Wednesday, November 22, 2006

Holes

There are two glaring holes in NPR's Morning Edition and ATC coverage of the tragic assassination of Pierre Gemayel in Lebanon. The first is the refusal to bring up the possibility of his assassination being the direct or indirect work of Israeli or US covert operations. Any impartial coverage of the situation would have to at least bring this up given Israel's history of assassinations and covert operations in Lebanon and other countries, US rogue behavior, and the political benefits that the US and its allies have gained from this assassination (not to mention its obvious disadvantages to Syria and Hezbollah). NPR on the contrary repeats again and again the opinion that Syria was behind the assassination (which may or may not be true).

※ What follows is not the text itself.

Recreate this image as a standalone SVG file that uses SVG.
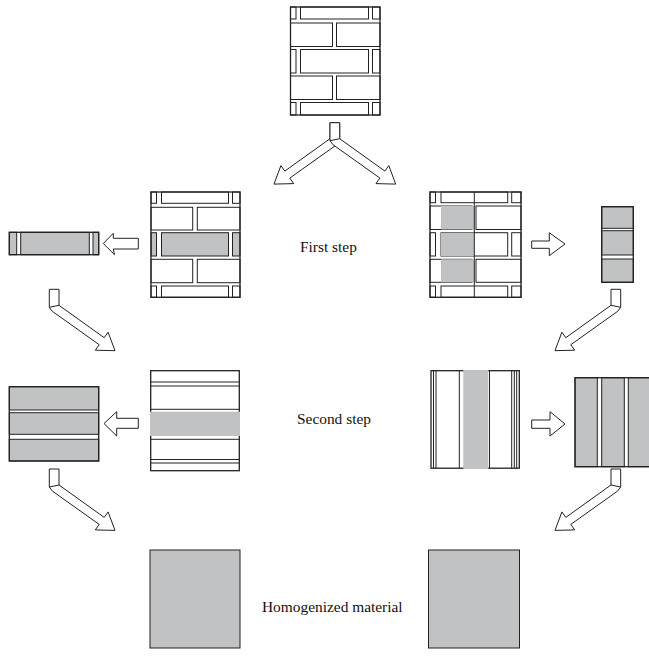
<svg xmlns="http://www.w3.org/2000/svg" width="649" height="658" viewBox="0 0 649 658">
<style>
.o{fill:none;stroke:#222;stroke-width:1.3}
.b{fill:#fff;stroke:#222;stroke-width:1}
.g{fill:#c1c2c3;stroke:none}
.gs{fill:#c1c2c3;stroke:#222;stroke-width:1}
.l{stroke:#222;stroke-width:1;fill:none}
.a{fill:#fff;stroke:#222;stroke-width:1}
.t{font-family:"Liberation Serif","Times New Roman",serif;font-size:15.4px;fill:#111}
</style>
<defs>
<path id="bent" d="M0,0 H9.7 V16 L54.9,48.4 L58.8,42.9 L65.7,61.4 L46,60.9 L49.9,55.4 L3,22 L0,18 Z M0,18 L9.7,16"/>
</defs>
<rect width="649" height="658" fill="#fff"/>

<g id="wall-original">
<rect class="b" x="290.5" y="7" width="5.5" height="12"/><rect class="b" x="300.5" y="7" width="68" height="12"/><rect class="b" x="372.5" y="7" width="7.5" height="12"/>
<rect class="b" x="290.5" y="23" width="42" height="23.5"/><rect class="b" x="336.5" y="23" width="43.5" height="23.5"/>
<rect class="b" x="290.5" y="49.5" width="5.5" height="23.5"/><rect class="b" x="300.5" y="49.5" width="68" height="23.5"/><rect class="b" x="372.5" y="49.5" width="7.5" height="23.5"/>
<rect class="b" x="290.5" y="76" width="42" height="23.5"/><rect class="b" x="336.5" y="76" width="43.5" height="23.5"/>
<rect class="b" x="290.5" y="102.5" width="5.5" height="12.5"/><rect class="b" x="300.5" y="102.5" width="68" height="12.5"/><rect class="b" x="372.5" y="102.5" width="7.5" height="12.5"/>
<rect class="o" x="290.5" y="7" width="89.5" height="108"/>
</g>

<g id="wall-step1-left">
<rect class="b" x="151" y="192" width="5.5" height="11.3"/><rect class="b" x="161.5" y="192" width="67" height="11.3"/><rect class="b" x="232.5" y="192" width="7.5" height="11.3"/>
<rect class="b" x="151" y="207.3" width="41.7" height="22.7"/><rect class="b" x="197.3" y="207.3" width="42.7" height="22.7"/>
<rect class="gs" x="151" y="232.7" width="5.5" height="23.3"/><rect class="gs" x="161.5" y="232.7" width="67" height="23.3"/><rect class="gs" x="232.5" y="232.7" width="7.5" height="23.3"/>
<rect class="b" x="151" y="259.3" width="41.7" height="23.4"/><rect class="b" x="197.3" y="259.3" width="42.7" height="23.4"/>
<rect class="b" x="151" y="286" width="5.5" height="11.3"/><rect class="b" x="161.5" y="286" width="67" height="11.3"/><rect class="b" x="232.5" y="286" width="7.5" height="11.3"/>
<rect class="o" x="151" y="192" width="89" height="105.3"/>
</g>

<g id="strip-step1-left">
<rect class="gs" x="9.3" y="232.3" width="7.4" height="22.4"/>
<rect class="gs" x="20.7" y="232.3" width="68.6" height="22.4"/>
<rect class="gs" x="93" y="232.3" width="5.7" height="22.4"/>
<rect class="o" x="9.3" y="232.3" width="89.4" height="22.4"/>
</g>

<g id="wall-step1-right">
<rect class="b" x="430" y="192" width="5.5" height="10.7"/><rect class="b" x="441" y="192" width="66.7" height="10.7"/><rect class="b" x="511.7" y="192" width="9.3" height="10.7"/>
<rect class="b" x="430" y="206" width="42" height="23.5"/><rect class="b" x="476" y="206" width="45" height="23.5"/>
<rect class="b" x="430" y="232.7" width="5.5" height="23.3"/><rect class="b" x="441" y="232.7" width="66.7" height="23.3"/><rect class="b" x="511.7" y="232.7" width="9.3" height="23.3"/>
<rect class="b" x="430" y="259.3" width="42" height="23"/><rect class="b" x="476" y="259.3" width="45" height="23"/>
<rect class="b" x="430" y="286" width="5.5" height="11.3"/><rect class="b" x="441" y="286" width="66.7" height="11.3"/><rect class="b" x="511.7" y="286" width="9.3" height="11.3"/>
<rect class="g" x="441" y="206" width="33.3" height="23.5"/>
<rect class="g" x="441" y="232.7" width="33.3" height="23.3"/>
<rect class="g" x="441" y="259.3" width="33.3" height="23"/>
<line class="l" x1="474.3" y1="192" x2="474.3" y2="297.3"/>
<rect class="o" x="430" y="192" width="91" height="105.3"/>
</g>

<g id="strip-step1-right">
<rect class="gs" x="601.7" y="206.7" width="31.6" height="21.6"/>
<rect class="gs" x="601.7" y="230.7" width="31.6" height="24.3"/>
<rect class="gs" x="601.7" y="259" width="31.6" height="23.3"/>
<rect class="o" x="601.7" y="206.7" width="31.6" height="75.6"/>
</g>

<g id="wall-step2-left">
<rect class="o" x="150.7" y="370.7" width="88.6" height="100"/>
<line class="l" x1="150.7" y1="382" x2="239.3" y2="382"/>
<line class="l" x1="150.7" y1="386" x2="239.3" y2="386"/>
<line class="l" x1="150.7" y1="409.3" x2="239.3" y2="409.3"/>
<rect class="g" x="150" y="411.7" width="90" height="24.3"/>
<line class="l" x1="150.7" y1="439.3" x2="239.3" y2="439.3"/>
<line class="l" x1="150.7" y1="459.5" x2="239.3" y2="459.5"/>
<line class="l" x1="150.7" y1="463" x2="239.3" y2="463"/>
</g>

<g id="stack-step2-left">
<rect class="gs" x="9.3" y="386.7" width="89.4" height="23.3"/>
<rect class="gs" x="9.3" y="412.7" width="89.4" height="21.6"/>
<rect class="gs" x="9.3" y="439.3" width="89.4" height="21.7"/>
<rect class="o" x="9.3" y="386.7" width="89.4" height="74.3"/>
</g>

<g id="wall-step2-right">
<rect class="o" x="431" y="370.7" width="88.3" height="97.5"/>
<line class="l" x1="433.5" y1="370.7" x2="433.5" y2="468.2"/>
<line class="l" x1="436" y1="370.7" x2="436" y2="468.2"/>
<line class="l" x1="459.3" y1="370.7" x2="459.3" y2="468.2"/>
<rect class="g" x="463.3" y="370" width="25" height="99"/>
<line class="l" x1="489.5" y1="370.7" x2="489.5" y2="468.2"/>
<line class="l" x1="511.7" y1="370.7" x2="511.7" y2="468.2"/>
<line class="l" x1="514.3" y1="370.7" x2="514.3" y2="468.2"/>
<line class="l" x1="516.7" y1="370.7" x2="516.7" y2="468.2"/>
</g>

<g id="stack-step2-right">
<rect class="gs" x="575" y="377.7" width="22.3" height="89"/>
<rect class="gs" x="601.7" y="377.7" width="22.6" height="89"/>
<rect class="gs" x="628.3" y="377.7" width="30" height="89"/>
<rect class="o" x="575" y="377.7" width="80" height="89"/>
</g>

<g id="homog-left"><rect class="gs" x="150" y="550" width="90" height="98"/></g>
<g id="homog-right"><rect class="gs" x="428.5" y="550" width="91" height="98"/></g>

<g id="connectors">
<use href="#bent" class="a" transform="translate(339.7,122.7) scale(-1,1)"/>
<use href="#bent" class="a" transform="translate(330,122.7)"/>
<use href="#bent" class="a" transform="translate(49.3,289.3)"/>
<use href="#bent" class="a" transform="translate(49.3,469)"/>
<use href="#bent" class="a" transform="translate(620.7,289.3) scale(-1,1)"/>
<use href="#bent" class="a" transform="translate(620.7,469) scale(-1,1)"/>
<polygon class="a" points="138.3,238.3 113.3,238.3 113.3,233.3 103.3,243.5 114.5,254.7 113.3,249 138.3,249"/>
<polygon class="a" points="531.7,241 549.3,241 549.3,232.7 565,244 549.3,255.7 549.3,248.3 531.7,248.3"/>
<polygon class="a" points="138.3,418.3 116.7,418.3 116.7,411.7 104,423.5 116.7,436 116.7,428.3 138.3,428.3"/>
<polygon class="a" points="531.7,420 550,420 550,411.7 565,424 550,436 550,428.3 531.7,428.3"/>
</g>

<g id="labels">
<text class="t" x="300" y="251.5">First step</text>
<text class="t" x="297" y="423.5">Second step</text>
<text class="t" x="262" y="611.5">Homogenized material</text>
</g>
</svg>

The other missing angle on this development is that a major reason the current Lebanese government is so weak and Lebanon so fractured is because of the US/Israeli assault on Lebanon this past summer (NPR politely calls it the war between Israel and Hezbollah). On Morning Edition Peter Kenyon has the gall to say, "...here in Lebanon, where arguably the closest thing to a success the White House has had in the Middle East is the pressure that forced Syria to withdraw its troops last year. If this government now falls and a pro-Syrian or dysfunctional national unity government takes its place some say that success would be badly tarnished." Tarnished? -- hey newsflash Peter, that "success" was killed and buried in this summer's preplanned military attack on Lebanon.

It is really sad that NPR can't offer its listeners full, complex, nuanced coverage on an issue such as this one, even if it means daring to question Israel and the supposed good intentions of US foreign policy.

P.S. A reader kindly pointed out the close coverage of the assassination offered on the Angry Arab blog -- take a look if you get a chance.

3 comments:

Anonymous said...

You may already know this, but the person to read on the assassination of Pierre Gemayel is As'ad AbuKhalil at his Angry Arab News Service blog.

He knows the Gemayel family personally, and has a long history with them. But you would never hear Asad on NPR, of course.

Anonymous said...

I agree - this coverage is pretty weak.

Mytwords said...

Thanks for the heads up on Angry Arab -- I'll add a link.